At a rally Tuesday, President Trump made his closing argument to the suburban women unpersuaded by his dog whistles and kidnapped migrant children: Hey, at least I’m helping your hubbies find jobs.

“And you know what else? I’m also getting your husbands — they want to get back to work, right?” he said. “They want to get back to work. We’re getting your husbands back to work, and everybody wants it.”

There are a couple of ways to interpret these tone-deaf remarks.

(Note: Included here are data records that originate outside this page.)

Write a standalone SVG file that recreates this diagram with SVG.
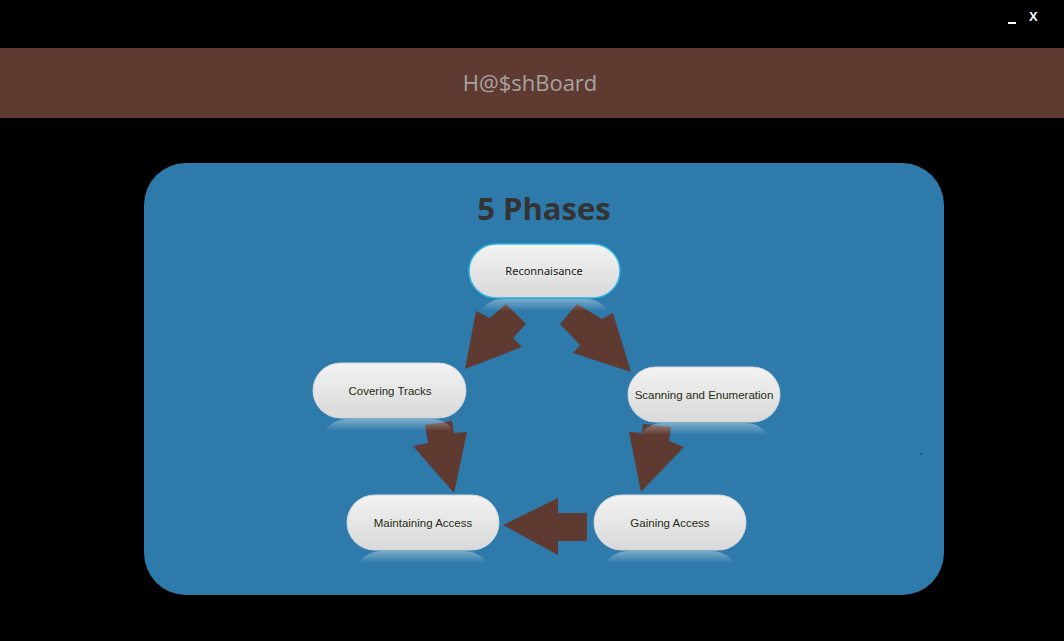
<svg xmlns="http://www.w3.org/2000/svg" width="1064" height="641" viewBox="0 0 1064 641">
<defs>
<linearGradient id="pillFill" x1="0" y1="0" x2="0" y2="1">
<stop offset="0" stop-color="#f3f3f3"/>
<stop offset="1" stop-color="#d9d9d9"/>
</linearGradient>
<linearGradient id="reflFill" x1="0" y1="0" x2="0" y2="1">
<stop offset="0" stop-color="#ffffff" stop-opacity="0.38"/>
<stop offset="0.22" stop-color="#ffffff" stop-opacity="0"/>
</linearGradient>
<style>
.pill{fill:url(#pillFill);stroke:#cfd6dc;stroke-width:1}
.pill.sel{stroke:#2ab6e4;stroke-width:1.5}
.refl{fill:url(#reflFill)}
.lbl{font-family:"Liberation Sans",Arial,sans-serif;font-size:11.5px;fill:#1f2d12;text-anchor:middle}
.arrow{fill:#5e3a31}
</style>
</defs>
<rect width="1064" height="641" fill="#000"/>
<g id="window-controls" fill="#fff" font-family="'Liberation Sans',Arial,sans-serif" font-weight="bold" font-size="13">
<rect x="1008" y="22" width="8" height="2"/>
<text x="1029" y="21">X</text>
</g>
<g id="header">
<rect x="0" y="48" width="1064" height="70" fill="#5e3a31"/>
<text x="530" y="91" font-family="'Open Sans','Noto Sans',sans-serif" font-size="22" fill="#a7a2a0" text-anchor="middle">H@$shBoard</text>
</g>
<g id="panel">
<rect x="144" y="163" width="800" height="432" rx="42" ry="42" fill="#2e7aab"/>
<text x="544" y="220" font-family="'Open Sans','DejaVu Sans',sans-serif" font-weight="bold" font-size="31" fill="#333333" text-anchor="middle">5 Phases</text>
<rect x="920.5" y="453.5" width="1.2" height="1.2" fill="#0a1a2a"/>
</g>
<g id="connectors">
<polygon class="arrow" points="465,369 476,311 490,318 506,304 526,324 513,338 522,347"/>
<polygon class="arrow" points="631,372 573,353 580,345 560,324 577,304 602,319 613,313"/>
<polygon class="arrow" points="454,493 413,446 428,443 425,425 452,421 454,433 467,432"/>
<polygon class="arrow" points="641,492 629,432 642,433 643,424 671,427 669,441 684,447"/>
<polygon class="arrow" points="503,525 558,498 558,513 587,513 587,541 558,541 558,555"/>
</g>
<g id="node-reconnaisance">
<rect class="refl" x="476" y="299" width="137" height="54" rx="27"/>
<rect class="pill sel" x="469" y="244" width="151" height="54" rx="27"/>
<text x="544" y="275" font-family="'Noto Sans','Liberation Sans',sans-serif" font-size="11" fill="#1a1a1a" text-anchor="middle">Reconnaisance</text>
</g>
<g id="node-covering-tracks">
<rect class="refl" x="320" y="419" width="139" height="55" rx="27.5"/>
<rect class="pill" x="313" y="363" width="153" height="55" rx="27.5"/>
<text class="lbl" x="390" y="395">Covering Tracks</text>
</g>
<g id="node-scanning">
<rect class="refl" x="635" y="423" width="138" height="55" rx="27.5"/>
<rect class="pill" x="628" y="367" width="152" height="55" rx="27.5"/>
<text class="lbl" x="704" y="399">Scanning and Enumeration</text>
</g>
<g id="node-maintaining">
<rect class="refl" x="354" y="551" width="138" height="55" rx="27.5"/>
<rect class="pill" x="347" y="495" width="152" height="55" rx="27.5"/>
<text class="lbl" x="423" y="527">Maintaining Access</text>
</g>
<g id="node-gaining">
<rect class="refl" x="601" y="551" width="138" height="55" rx="27.5"/>
<rect class="pill" x="594" y="495" width="152" height="55" rx="27.5"/>
<text class="lbl" x="670" y="527">Gaining Access</text>
</g>
</svg>
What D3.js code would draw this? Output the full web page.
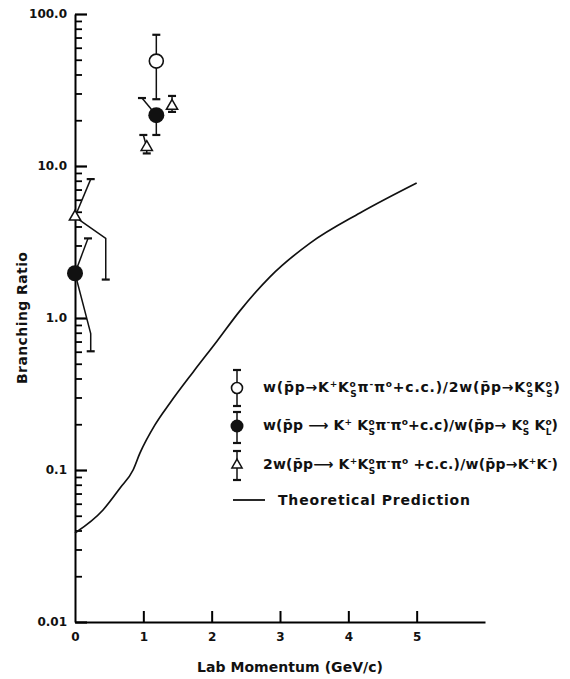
<!DOCTYPE html>
<html lang="en">
<head>
<meta charset="utf-8">
<title>Branching Ratio vs Lab Momentum</title>
<script src="https://d3js.org/d3.v7.min.js"></script>
<style>
  body { margin: 0; background: #fff; }
  svg { display: block; }
  .lbl { font-family: "DejaVu Sans", sans-serif; font-weight: bold; fill: #111; }
</style>
</head>
<body>
<div id="chart"></div>
<script>
// Theoretical prediction
var theoryMomentum = [0, 0.41, 0.66, 0.85, 0.95, 1.17, 1.39, 1.73, 2.08, 2.41, 2.85, 3.44, 4.17, 5.0];
var theoryRatio    = [0.0385, 0.0546, 0.0762, 0.1, 0.129, 0.198, 0.276, 0.442, 0.706, 1.11, 1.86, 3.11, 4.91, 7.73];

// measured points, one array pair per symbol
var openMomentum   = [1.19];
var openRatio      = [49];
var filledMomentum = [0, 1.19];
var filledRatio    = [1.97, 21.6];
var triMomentum    = [0, 1.05, 1.42];
var triRatio       = [4.63, 13.3, 24.8];

// error bars, drawn as polylines from the point to the capped end
var errorPaths = [
  [[1.19, 49], [1.19, 73]],
  [[1.19, 49], [1.19, 27.5]],
  [[1.19, 21.6], [0.98, 28]],
  [[1.19, 21.6], [1.19, 16]],
  [[0, 1.97], [0.19, 3.34]],
  [[0, 1.97], [0.23, 0.79], [0.23, 0.604]],
  [[0, 4.63], [0.23, 8.2]],
  [[0, 4.63], [0.45, 3.34], [0.45, 1.79]],
  [[1.05, 13.3], [1.0, 16]],
  [[1.05, 13.3], [1.05, 12.1]],
  [[1.42, 24.8], [1.42, 28.9]],
  [[1.42, 24.8], [1.42, 22.7]]
];

// axis ticks
var xTickValues = [0, 1, 2, 3, 4, 5];
var yTickValues = [0.01, 0.1, 1, 10, 100];
var yTickLabels = ["0.01", "0.1", "1.0", "10.0", "100.0"];
var yMinorValues = [];
[0.01, 0.1, 1, 10].forEach(function(d) {
  for (var k = 2; k <= 9; k++) yMinorValues.push(d * k);
});

// legend text; "^a_b" = stacked super/subscript
var legendRows = [
  ["w(p\u0304p\u2192K", "^+", "K", "^o_S", "\u03c0", "^-", "\u03c0", "^o", "+c.c.)/2w(p\u0304p\u2192K", "^o_S", "K", "^o_S", ")"],
  ["w(p\u0304p \u27f6 K", "^+", " K", "^o_S", "\u03c0", "^-", "\u03c0", "^o", "+c.c)/w(p\u0304p\u2192 K", "^o_S", " K", "^o_L", ")"],
  ["2w(p\u0304p\u27f6 K", "^+", "K", "^o_S", "\u03c0", "^-", "\u03c0", "^o", " +c.c.)/w(p\u0304p\u2192K", "^+", "K", "^-", ")"]
];
var legendLengths = [297, 295, 295];

var width = 570, height = 679;

var svg = d3.select("#chart").append("svg")
    .attr("width", width)
    .attr("height", height);

var x = d3.scaleLinear().domain([0, 6]).range([75, 485]);
var y = d3.scaleLog().domain([0.01, 100]).range([622, 14]);

// Y axis: minor ticks first, then majors with labels
svg.append("g")
    .attr("transform", "translate(" + x(0) + ",0)")
    .call(d3.axisLeft(y).tickValues(yMinorValues).tickSizeInner(-7).tickSizeOuter(0).tickFormat(function() { return ""; }))
    .call(function(g) {
      g.select(".domain").remove();
      g.selectAll("line").attr("stroke-width", 1.8);
    });

var yAxis = svg.append("g")
    .attr("transform", "translate(" + x(0) + ",0)")
    .call(d3.axisLeft(y).tickValues(yTickValues).tickSizeInner(-12).tickSizeOuter(0).tickPadding(8)
      .tickFormat(function(d, i) { return yTickLabels[i]; }));
yAxis.select(".domain").attr("stroke-width", 2);
yAxis.selectAll("line").attr("stroke-width", 2.2);
yAxis.selectAll("text").attr("class", "lbl").attr("font-size", 12).attr("fill", "#111");
yAxis.attr("font-family", null).attr("font-size", null);

// X axis
var xAxis = svg.append("g")
    .attr("transform", "translate(0," + y(0.01) + ")")
    .call(d3.axisBottom(x).tickValues(xTickValues).tickSizeInner(-11).tickSizeOuter(0).tickPadding(10)
      .tickFormat(d3.format("d")));
xAxis.select(".domain").attr("stroke-width", 2);
xAxis.selectAll("line").attr("stroke-width", 2);
xAxis.selectAll(".tick").filter(function(d) { return d === 0; }).select("line").remove();
xAxis.selectAll("text").attr("class", "lbl").attr("font-size", 12).attr("fill", "#111");
xAxis.attr("font-family", null).attr("font-size", null);

// axis titles
svg.append("text")
    .attr("class", "lbl")
    .attr("x", 290).attr("y", 672)
    .attr("font-size", 14)
    .attr("text-anchor", "middle")
    .attr("textLength", 186).attr("lengthAdjust", "spacing")
    .text("Lab Momentum (GeV/c)");

svg.append("text")
    .attr("class", "lbl")
    .attr("transform", "translate(27,318) rotate(-90)")
    .attr("font-size", 14)
    .attr("text-anchor", "middle")
    .attr("textLength", 132).attr("lengthAdjust", "spacing")
    .text("Branching Ratio");

// theory curve
var theoryLine = d3.line()
    .x(function(d) { return x(d[0]); })
    .y(function(d) { return y(d[1]); })
    .curve(d3.curveMonotoneX);

svg.append("path")
    .attr("d", theoryLine(d3.zip(theoryMomentum, theoryRatio)))
    .attr("fill", "none")
    .attr("stroke", "#111")
    .attr("stroke-width", 1.7);

// error bars
var errLine = d3.line()
    .x(function(d) { return x(d[0]); })
    .y(function(d) { return y(d[1]); });

svg.selectAll(".err")
    .data(errorPaths)
  .enter().append("path")
    .attr("class", "err")
    .attr("d", errLine)
    .attr("fill", "none")
    .attr("stroke", "#111")
    .attr("stroke-width", 1.5);

svg.selectAll(".cap")
    .data(errorPaths)
  .enter().append("line")
    .attr("class", "cap")
    .attr("x1", function(d) { return x(d[d.length - 1][0]) - 4; })
    .attr("x2", function(d) { return x(d[d.length - 1][0]) + 4; })
    .attr("y1", function(d) { return y(d[d.length - 1][1]); })
    .attr("y2", function(d) { return y(d[d.length - 1][1]); })
    .attr("stroke", "#111")
    .attr("stroke-width", 2.2);

// symbols
svg.selectAll(".open")
    .data(d3.zip(openMomentum, openRatio))
  .enter().append("circle")
    .attr("cx", function(d) { return x(d[0]); })
    .attr("cy", function(d) { return y(d[1]); })
    .attr("r", 7)
    .attr("fill", "#fff").attr("stroke", "#111").attr("stroke-width", 1.6);

svg.selectAll(".filled")
    .data(d3.zip(filledMomentum, filledRatio))
  .enter().append("circle")
    .attr("cx", function(d) { return x(d[0]); })
    .attr("cy", function(d) { return y(d[1]); })
    .attr("r", 8)
    .attr("fill", "#111");

var tri = d3.symbol().type(d3.symbolTriangle).size(55);
svg.selectAll(".tri")
    .data(d3.zip(triMomentum, triRatio))
  .enter().append("path")
    .attr("d", tri)
    .attr("transform", function(d) { return "translate(" + x(d[0]) + "," + y(d[1]) + ")"; })
    .attr("fill", "#fff").attr("stroke", "#111").attr("stroke-width", 1.5);

// legend
var legX = 237, textX = 263;
var rowY = [388, 426, 465, 500];
var leg = svg.append("g");

function legendBar(cy, up, down) {
  leg.append("line").attr("x1", legX).attr("x2", legX).attr("y1", cy - up).attr("y2", cy + down)
      .attr("stroke", "#111").attr("stroke-width", 1.5);
  [cy - up, cy + down].forEach(function(v) {
    leg.append("line").attr("x1", legX - 4).attr("x2", legX + 4).attr("y1", v).attr("y2", v)
        .attr("stroke", "#111").attr("stroke-width", 2.2);
  });
}

legendBar(rowY[0], 18, 18);
leg.append("circle").attr("cx", legX).attr("cy", rowY[0]).attr("r", 5.5)
    .attr("fill", "#fff").attr("stroke", "#111").attr("stroke-width", 1.6);
legendBar(rowY[1], 14, 17);
leg.append("circle").attr("cx", legX).attr("cy", rowY[1]).attr("r", 6.5).attr("fill", "#111");
legendBar(rowY[2], 14, 15);
leg.append("path").attr("d", d3.symbol().type(d3.symbolTriangle).size(45)())
    .attr("transform", "translate(" + legX + "," + rowY[2] + ")")
    .attr("fill", "#fff").attr("stroke", "#111").attr("stroke-width", 1.5);
leg.append("line").attr("x1", 233).attr("x2", 265).attr("y1", rowY[3]).attr("y2", rowY[3])
    .attr("stroke", "#111").attr("stroke-width", 1.8);

function formula(yy, parts, len) {
  var t = leg.append("text").attr("class", "lbl").attr("x", textX).attr("y", yy).attr("font-size", 14);
  var cur = 0;
  parts.forEach(function(p) {
    if (p[0] === "^") {
      var bits = p.slice(1).split("_");
      var sup = t.append("tspan").attr("dy", -5 - cur).attr("font-size", 9).text(bits[0]);
      cur = -5;
      if (bits[1]) {
        var w = sup.node().getComputedTextLength();
        t.append("tspan").attr("dx", -w).attr("dy", 10).attr("font-size", 9).text(bits[1]);
        cur = 5;
      }
    } else {
      t.append("tspan").attr("dy", -cur).text(p);
      cur = 0;
    }
  });
  t.attr("textLength", len).attr("lengthAdjust", "spacing");
}

legendRows.forEach(function(r, i) { formula(rowY[i] + 4, r, legendLengths[i]); });

leg.append("text").attr("class", "lbl")
    .attr("x", 278).attr("y", rowY[3] + 5)
    .attr("font-size", 14)
    .attr("textLength", 192).attr("lengthAdjust", "spacing")
    .text("Theoretical Prediction");
</script>
</body>
</html>
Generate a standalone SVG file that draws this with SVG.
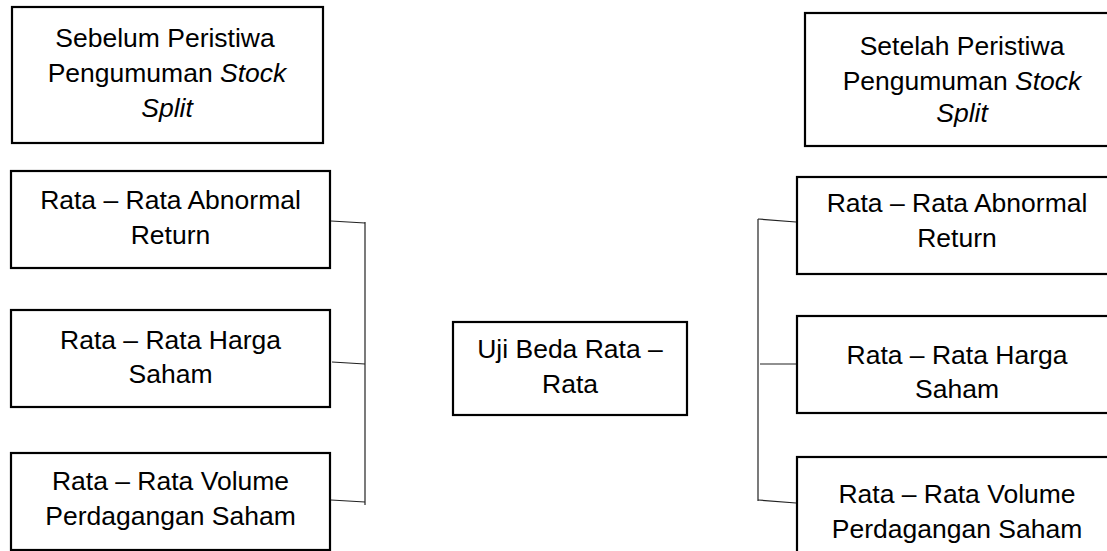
<svg xmlns="http://www.w3.org/2000/svg" width="1107" height="551" viewBox="0 0 1107 551">
<style>
.box{fill:#fff;stroke:#000;stroke-width:2.2}
.t{font-family:"Liberation Sans",Arial,sans-serif;font-size:26.5px;fill:#000;text-anchor:middle}
.i{font-style:italic}
.c{fill:none;stroke:#222;stroke-width:1.2}
</style>
<rect width="1107" height="551" fill="#fff"/>
<g id="connectors">
<line class="c" x1="365" y1="222" x2="365" y2="505"/>
<line class="c" x1="331" y1="221" x2="365" y2="223"/>
<line class="c" x1="332" y1="362" x2="365" y2="364"/>
<line class="c" x1="331" y1="500" x2="365" y2="502"/>
<line class="c" x1="758" y1="219" x2="758" y2="501"/>
<line class="c" x1="758" y1="219" x2="796" y2="222"/>
<line class="c" x1="760" y1="364" x2="796" y2="364"/>
<line class="c" x1="758" y1="500" x2="796" y2="503"/>
</g>
<g id="before">
<rect class="box" x="12" y="7" width="311" height="136"/>
<text class="t" x="165" y="47">Sebelum Peristiwa</text>
<text class="t" x="167" y="82">Pengumuman <tspan class="i">Stock</tspan></text>
<text class="t i" x="167" y="117">Split</text>
</g>
<g id="before-abnormal">
<rect class="box" x="11" y="171" width="319" height="97"/>
<text class="t" x="170.5" y="209">Rata – Rata Abnormal</text>
<text class="t" x="170.5" y="244">Return</text>
</g>
<g id="before-harga">
<rect class="box" x="11" y="310" width="319" height="97"/>
<text class="t" x="170.5" y="349">Rata – Rata Harga</text>
<text class="t" x="170.5" y="383">Saham</text>
</g>
<g id="before-volume">
<rect class="box" x="11" y="453" width="319" height="97"/>
<text class="t" x="170.5" y="490">Rata – Rata Volume</text>
<text class="t" x="170.5" y="525">Perdagangan Saham</text>
</g>
<g id="uji">
<rect class="box" x="453" y="322" width="234" height="93"/>
<text class="t" x="570" y="358">Uji Beda Rata –</text>
<text class="t" x="570" y="393">Rata</text>
</g>
<g id="after">
<rect class="box" x="805" y="13" width="314" height="133"/>
<text class="t" x="962" y="55">Setelah Peristiwa</text>
<text class="t" x="962" y="90">Pengumuman <tspan class="i">Stock</tspan></text>
<text class="t i" x="962" y="122">Split</text>
</g>
<g id="after-abnormal">
<rect class="box" x="797" y="177" width="326" height="97"/>
<text class="t" x="957" y="212">Rata – Rata Abnormal</text>
<text class="t" x="957" y="247">Return</text>
</g>
<g id="after-harga">
<rect class="box" x="797" y="316" width="326" height="97"/>
<text class="t" x="957" y="364">Rata – Rata Harga</text>
<text class="t" x="957" y="398">Saham</text>
</g>
<g id="after-volume">
<rect class="box" x="797" y="457" width="326" height="103"/>
<text class="t" x="957" y="503">Rata – Rata Volume</text>
<text class="t" x="957" y="538">Perdagangan Saham</text>
</g>
</svg>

One is that Trump is sexist and still believes that “putting a wife to work is a very dangerous thing” and only men are expected to bring home the bacon. Perhaps. Trump’s defenders would remind us, though, of the women he has appointed to senior-level positions (Kellyanne Conway, etc.). Heck, the president’s daughter Ivanka even wrote a book called “Women Who Work.” So surely her dad is aware such ladies exist.

There’s another, slightly less chauvinist reading of Trump’s remarks, albeit one equally damning. It’s that Trump knows 21st-century women expect to hold down jobs and provide for their families; he also knows he has utterly failed to help them do so. In highlighting the (relatively) higher numbers of men finding jobs, the president tacitly admits he has altogether abandoned working women.

In the past few months, employment among women has plummeted, with about 6 million fewer women working today than in February. Men have also lost a lot of jobs, but they’ve recovered more ground than women have. The number of men working is down, on net, by “only” 5.2 million.

Women have also dropped out of the labor force in droves — that is, they are neither working nor even looking for jobs. The trends are especially stark among “prime working age” women, those 25 to 54 years old. Since February, nearly twice as many prime-working-age women as men have exited the labor force (1.7 million vs. about 926,000, respectively).

Why have women fared worse? Partly because of the industries more likely to employ women, such as retail, leisure and hospitality, and health care. These have all been hit especially hard by the coronavirus pandemic, which has reduced shopping and dining outside the home and routine medical visits.

But the problem isn’t limited to women’s career choices (or options). Schools remain closed for in-person learning throughout much of the country, and child-care facilities are operating at reduced capacity if they’re open at all. Doting grandparents who might normally pinch-hit on child care are less available because they’re at higher risk for covid-19.

Whatever fragile work-life balance American families had going before the coronavirus has collapsed — with women disproportionately bearing the fallout.

As of this summer, 1 in 5 working-age parents said the reason they weren’t employed was that covid-19 had disrupted their child-care arrangements, according to a Census Bureau report. Among those not working, women ages 25 to 44 were nearly three times as likely as their male counterparts to blame child-care disruptions for their inability to work.

And as the pandemic wore on — and it became clearer the Trump administration had no plans to curb the virus that had shuttered schools and workplaces — the share of women pulled out of work because of child-care demands grew.

Those “Women Who Work” are on their own, it seems. Indeed, Trump had abandoned them long before covid-19 broke out, despite occasional attempts to pinkwash his record.

Once upon a time, Trump pledged another Nixon-goes-to-China presidency: that he’d usher in the traditionally Democratic priorities of helping parents overall and working moms especially, including through paid leave and affordable child care.

Trump signed into law parental leave for federal employees last year — as a concession to Democrats in exchange for Space Force. Other than that, though, Trump’s pro-women and pro-family pledges have been largely cast aside.

His administration stopped collecting data that helps reveal pay inequities by gender (and race). His promised universal paid leave for parents of newborns never materialized. Then, early in the pandemic, a glimmer of progress: Congress gave workers emergency paid time off for illness and child care through the end of 2020. Though temporary, these programs were a lifesaver to struggling families.

Trump’s response? To issue regulations severely restricting eligibility for this paid leave. (A judge blocked his regulations in August.)

Similarly, Trump’s main attempt to make child care affordable was signing a tax credit that primarily helps the wealthy. He has asked Congress to cut federal funding for child-care and related children’s programs. (Congress ignored him.) And in more recent coronavirus relief negotiations, the administration has lowballed Democrats who want to give generous relief to struggling child-care facilities.

Usually, Trump hand-waves away his poor track record on “working women’s” issues. It’s refreshing to hear him admit, even if accidentally, how much he’s let us down.